TASK DESCRIPTION >>
Exactly as written, retype the listing below, omitting the pictures.

RECORDED DATA >>
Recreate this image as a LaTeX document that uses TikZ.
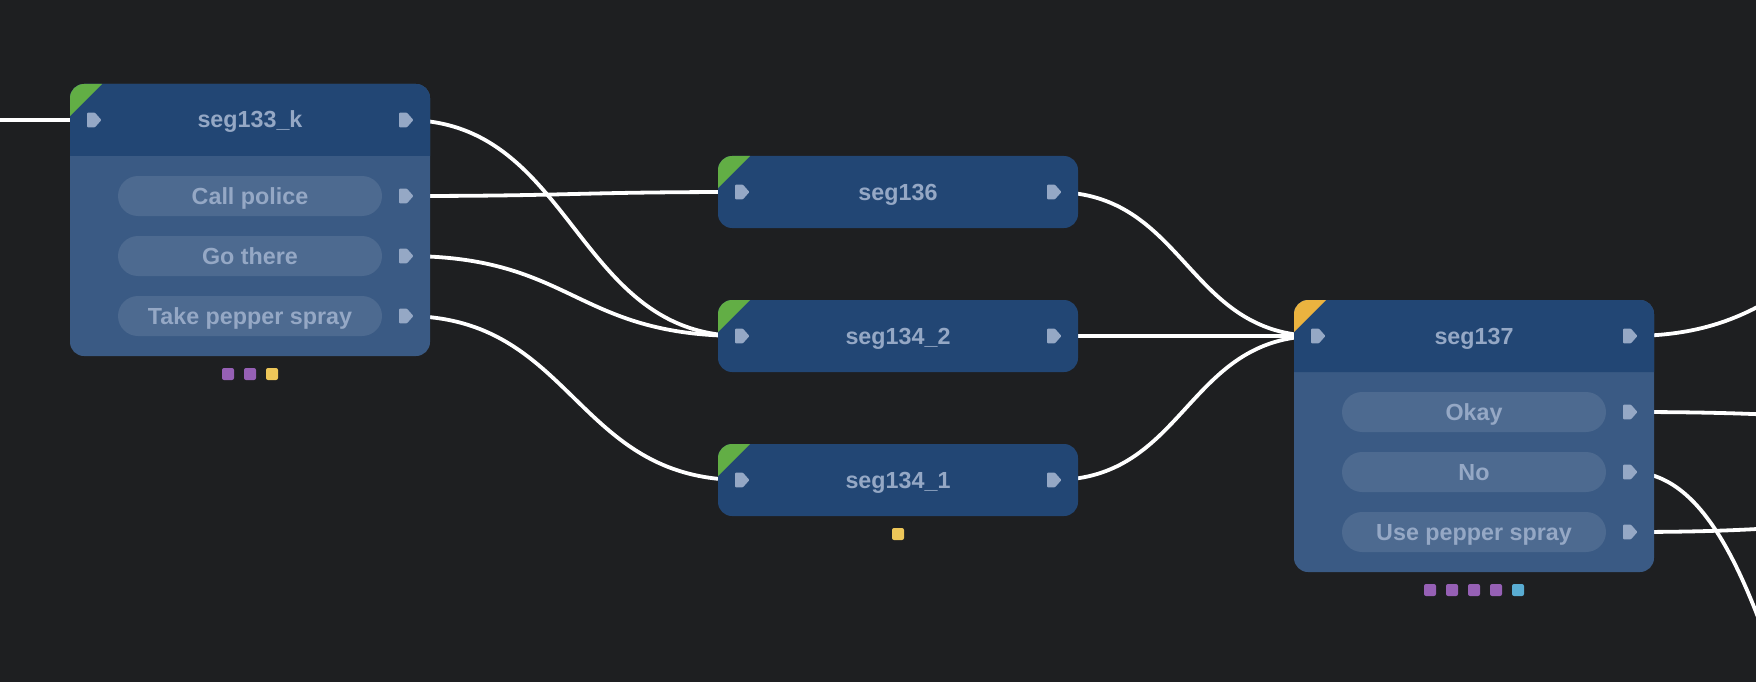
\documentclass[tikz,border=0pt]{standalone}
\usepackage{fontspec}
\setmainfont{Liberation Sans}
\definecolor{bgc}{HTML}{1E1F21}
\definecolor{headc}{HTML}{224674}
\definecolor{bodyc}{HTML}{3A5A84}
\definecolor{pillc}{HTML}{4D6A90}
\definecolor{textc}{HTML}{95A8C5}
\definecolor{portc}{HTML}{95A8C5}
\definecolor{greenc}{HTML}{62AE45}
\definecolor{ambc}{HTML}{EBB33F}
\definecolor{purc}{HTML}{9660B5}
\definecolor{yelc}{HTML}{EDC659}
\definecolor{bluc}{HTML}{59ACD2}
\newcommand{\cornertri}[3]{\fill[#1,shift={(#2,#3)}] (0,32) -- (0,14) .. controls (0,6.27) and (6.27,0) .. (14,0) -- (32,0) -- cycle;}
\newcommand{\headtop}[2]{\fill[headc,shift={(#1,#2)}] (0,72) -- (0,14) .. controls (0,6.27) and (6.27,0) .. (14,0) -- (346,0) .. controls (353.73,0) and (360,6.27) .. (360,14) -- (360,72) -- cycle;}
\tikzset{
  boxshape/.style={rectangle,rounded corners=14pt,inner sep=0pt,outer sep=0pt,draw=none,minimum width=360pt},
  headbox/.style={boxshape,fill=headc,minimum height=72pt},
  bodybox/.style={boxshape,fill=bodyc,minimum height=272pt},
  pillbox/.style={rectangle,rounded corners=20pt,fill=pillc,inner sep=0pt,outer sep=0pt,minimum width=264pt,minimum height=40pt},
  lab/.style={anchor=base,text=textc,inner sep=0pt,font=\fontsize{23.3}{26}\selectfont\bfseries},
  sq/.style={rectangle,rounded corners=2pt,inner sep=0pt,outer sep=0pt,minimum width=12pt,minimum height=12pt,fill=#1},
  wire/.style={draw=white,line width=3.8pt,out=0,in=180,distance=#1},
  porticon/.pic={\fill[portc,rounded corners=0.8pt] (-7,-7.3)--(1,-7.3)--(7.4,0)--(1,7.3)--(-7,7.3)--cycle;}
}
\begin{document}
\begin{tikzpicture}[x=1pt,y=-1pt]
\useasboundingbox (0,0) rectangle (1756,682);
\clip (0,0) rectangle (1756,682);
\fill[bgc] (0,0) rectangle (1756,682);

% ports
\coordinate (a0) at (94,120);
\coordinate (a1) at (406,120);
\coordinate (a2) at (406,196);
\coordinate (a3) at (406,256);
\coordinate (a4) at (406,316);
\coordinate (b0) at (742,192);
\coordinate (b1) at (1054,192);
\coordinate (c0) at (742,336);
\coordinate (c1) at (1054,336);
\coordinate (d0) at (742,480);
\coordinate (d1) at (1054,480);
\coordinate (e0) at (1318,336);
\coordinate (e1) at (1630,336);
\coordinate (e2) at (1630,412);
\coordinate (e3) at (1630,472);
\coordinate (e4) at (1630,532);

% free ends
\coordinate (inA) at (-10,120);
\coordinate (outA) at (1966,230);
\coordinate (outB) at (1966,420);
\coordinate (outC) at (1966,997);
\coordinate (outD) at (1966,521);

% connectors (run port to port, passing behind the boxes)
\path[wire=5pt] (inA) to (a0);
\path[wire=168pt] (a1) to (c0);
\path[wire=168pt] (a2) to (b0);
\path[wire=168pt] (a3) to (c0);
\path[wire=168pt] (a4) to (d0);
\path[wire=132pt] (b1) to (e0);
\path[wire=132pt] (c1) to (e0);
\path[wire=132pt] (d1) to (e0);
\path[wire=168pt] (e1) to (outA);
\path[wire=168pt] (e2) to (outB);
\path[wire=168pt] (e3) to (outC);
\path[wire=168pt] (e4) to (outD);

% seg133_k
\node[bodybox] (seg133) at (250,220) {};
\headtop{70}{84}
\cornertri{greenc}{70}{84}
\node[lab] (t133) at (250,128) {seg133\_k};
\node[pillbox] (p1) at (250,196) {};
\node[pillbox] (p2) at (250,256) {};
\node[pillbox] (p3) at (250,316) {};
\node[lab] (t1) at (250,204) {Call police};
\node[lab] (t2) at (250,264) {Go there};
\node[lab] (t3) at (250,324) {Take pepper spray};
\foreach \c in {a0,a1,a2,a3,a4} \pic at (\c) {porticon};
\node[sq=purc] (s1) at (228,374) {};
\node[sq=purc] (s2) at (250,374) {};
\node[sq=yelc] (s3) at (272,374) {};

% seg136
\node[headbox] (seg136) at (898,192) {};
\cornertri{greenc}{718}{156}
\node[lab] (t136) at (898,200) {seg136};

% seg134_2
\node[headbox] (seg1342) at (898,336) {};
\cornertri{greenc}{718}{300}
\node[lab] (t1342) at (898,344) {seg134\_2};

% seg134_1
\node[headbox] (seg1341) at (898,480) {};
\cornertri{greenc}{718}{444}
\node[lab] (t1341) at (898,488) {seg134\_1};
\node[sq=yelc] (s4) at (898,534) {};
\foreach \c in {b0,b1,c0,c1,d0,d1} \pic at (\c) {porticon};

% seg137
\node[bodybox] (seg137) at (1474,436) {};
\headtop{1294}{300}
\cornertri{ambc}{1294}{300}
\node[lab] (t137) at (1474,344) {seg137};
\node[pillbox] (p4) at (1474,412) {};
\node[pillbox] (p5) at (1474,472) {};
\node[pillbox] (p6) at (1474,532) {};
\node[lab] (t4) at (1474,420) {Okay};
\node[lab] (t5) at (1474,480) {No};
\node[lab] (t6) at (1474,540) {Use pepper spray};
\foreach \c in {e0,e1,e2,e3,e4} \pic at (\c) {porticon};
\node[sq=purc] (s5) at (1430,590) {};
\node[sq=purc] (s6) at (1452,590) {};
\node[sq=purc] (s7) at (1474,590) {};
\node[sq=purc] (s8) at (1496,590) {};
\node[sq=bluc] (s9) at (1518,590) {};
\end{tikzpicture}
\end{document}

RESULT >>
Recreate this image as a LaTeX document that uses TikZ.
\documentclass[tikz,border=0pt]{standalone}
\usepackage{fontspec}
\setmainfont{Liberation Sans}
\definecolor{bgc}{HTML}{1E1F21}
\definecolor{headc}{HTML}{224674}
\definecolor{bodyc}{HTML}{3A5A84}
\definecolor{pillc}{HTML}{4D6A90}
\definecolor{textc}{HTML}{95A8C5}
\definecolor{portc}{HTML}{95A8C5}
\definecolor{greenc}{HTML}{62AE45}
\definecolor{ambc}{HTML}{EBB33F}
\definecolor{purc}{HTML}{9660B5}
\definecolor{yelc}{HTML}{EDC659}
\definecolor{bluc}{HTML}{59ACD2}
\newcommand{\cornertri}[3]{\fill[#1,shift={(#2,#3)}] (0,32) -- (0,14) .. controls (0,6.27) and (6.27,0) .. (14,0) -- (32,0) -- cycle;}
\newcommand{\headtop}[2]{\fill[headc,shift={(#1,#2)}] (0,72) -- (0,14) .. controls (0,6.27) and (6.27,0) .. (14,0) -- (346,0) .. controls (353.73,0) and (360,6.27) .. (360,14) -- (360,72) -- cycle;}
\tikzset{
  boxshape/.style={rectangle,rounded corners=14pt,inner sep=0pt,outer sep=0pt,draw=none,minimum width=360pt},
  headbox/.style={boxshape,fill=headc,minimum height=72pt},
  bodybox/.style={boxshape,fill=bodyc,minimum height=272pt},
  pillbox/.style={rectangle,rounded corners=20pt,fill=pillc,inner sep=0pt,outer sep=0pt,minimum width=264pt,minimum height=40pt},
  lab/.style={anchor=base,text=textc,inner sep=0pt,font=\fontsize{23.3}{26}\selectfont\bfseries},
  sq/.style={rectangle,rounded corners=2pt,inner sep=0pt,outer sep=0pt,minimum width=12pt,minimum height=12pt,fill=#1},
  wire/.style={draw=white,line width=3.8pt,out=0,in=180,distance=#1},
  porticon/.pic={\fill[portc,rounded corners=0.8pt] (-7,-7.3)--(1,-7.3)--(7.4,0)--(1,7.3)--(-7,7.3)--cycle;}
}
\begin{document}
\begin{tikzpicture}[x=1pt,y=-1pt]
\useasboundingbox (0,0) rectangle (1756,682);
\clip (0,0) rectangle (1756,682);
\fill[bgc] (0,0) rectangle (1756,682);

% ports
\coordinate (a0) at (94,120);
\coordinate (a1) at (406,120);
\coordinate (a2) at (406,196);
\coordinate (a3) at (406,256);
\coordinate (a4) at (406,316);
\coordinate (b0) at (742,192);
\coordinate (b1) at (1054,192);
\coordinate (c0) at (742,336);
\coordinate (c1) at (1054,336);
\coordinate (d0) at (742,480);
\coordinate (d1) at (1054,480);
\coordinate (e0) at (1318,336);
\coordinate (e1) at (1630,336);
\coordinate (e2) at (1630,412);
\coordinate (e3) at (1630,472);
\coordinate (e4) at (1630,532);

% free ends
\coordinate (inA) at (-10,120);
\coordinate (outA) at (1966,230);
\coordinate (outB) at (1966,420);
\coordinate (outC) at (1966,997);
\coordinate (outD) at (1966,521);

% connectors (run port to port, passing behind the boxes)
\path[wire=5pt] (inA) to (a0);
\path[wire=168pt] (a1) to (c0);
\path[wire=168pt] (a2) to (b0);
\path[wire=168pt] (a3) to (c0);
\path[wire=168pt] (a4) to (d0);
\path[wire=132pt] (b1) to (e0);
\path[wire=132pt] (c1) to (e0);
\path[wire=132pt] (d1) to (e0);
\path[wire=168pt] (e1) to (outA);
\path[wire=168pt] (e2) to (outB);
\path[wire=168pt] (e3) to (outC);
\path[wire=168pt] (e4) to (outD);

% seg133_k
\node[bodybox] (seg133) at (250,220) {};
\headtop{70}{84}
\cornertri{greenc}{70}{84}
\node[lab] (t133) at (250,128) {seg133\_k};
\node[pillbox] (p1) at (250,196) {};
\node[pillbox] (p2) at (250,256) {};
\node[pillbox] (p3) at (250,316) {};
\node[lab] (t1) at (250,204) {Call police};
\node[lab] (t2) at (250,264) {Go there};
\node[lab] (t3) at (250,324) {Take pepper spray};
\foreach \c in {a0,a1,a2,a3,a4} \pic at (\c) {porticon};
\node[sq=purc] (s1) at (228,374) {};
\node[sq=purc] (s2) at (250,374) {};
\node[sq=yelc] (s3) at (272,374) {};

% seg136
\node[headbox] (seg136) at (898,192) {};
\cornertri{greenc}{718}{156}
\node[lab] (t136) at (898,200) {seg136};

% seg134_2
\node[headbox] (seg1342) at (898,336) {};
\cornertri{greenc}{718}{300}
\node[lab] (t1342) at (898,344) {seg134\_2};

% seg134_1
\node[headbox] (seg1341) at (898,480) {};
\cornertri{greenc}{718}{444}
\node[lab] (t1341) at (898,488) {seg134\_1};
\node[sq=yelc] (s4) at (898,534) {};
\foreach \c in {b0,b1,c0,c1,d0,d1} \pic at (\c) {porticon};

% seg137
\node[bodybox] (seg137) at (1474,436) {};
\headtop{1294}{300}
\cornertri{ambc}{1294}{300}
\node[lab] (t137) at (1474,344) {seg137};
\node[pillbox] (p4) at (1474,412) {};
\node[pillbox] (p5) at (1474,472) {};
\node[pillbox] (p6) at (1474,532) {};
\node[lab] (t4) at (1474,420) {Okay};
\node[lab] (t5) at (1474,480) {No};
\node[lab] (t6) at (1474,540) {Use pepper spray};
\foreach \c in {e0,e1,e2,e3,e4} \pic at (\c) {porticon};
\node[sq=purc] (s5) at (1430,590) {};
\node[sq=purc] (s6) at (1452,590) {};
\node[sq=purc] (s7) at (1474,590) {};
\node[sq=purc] (s8) at (1496,590) {};
\node[sq=bluc] (s9) at (1518,590) {};
\end{tikzpicture}
\end{document}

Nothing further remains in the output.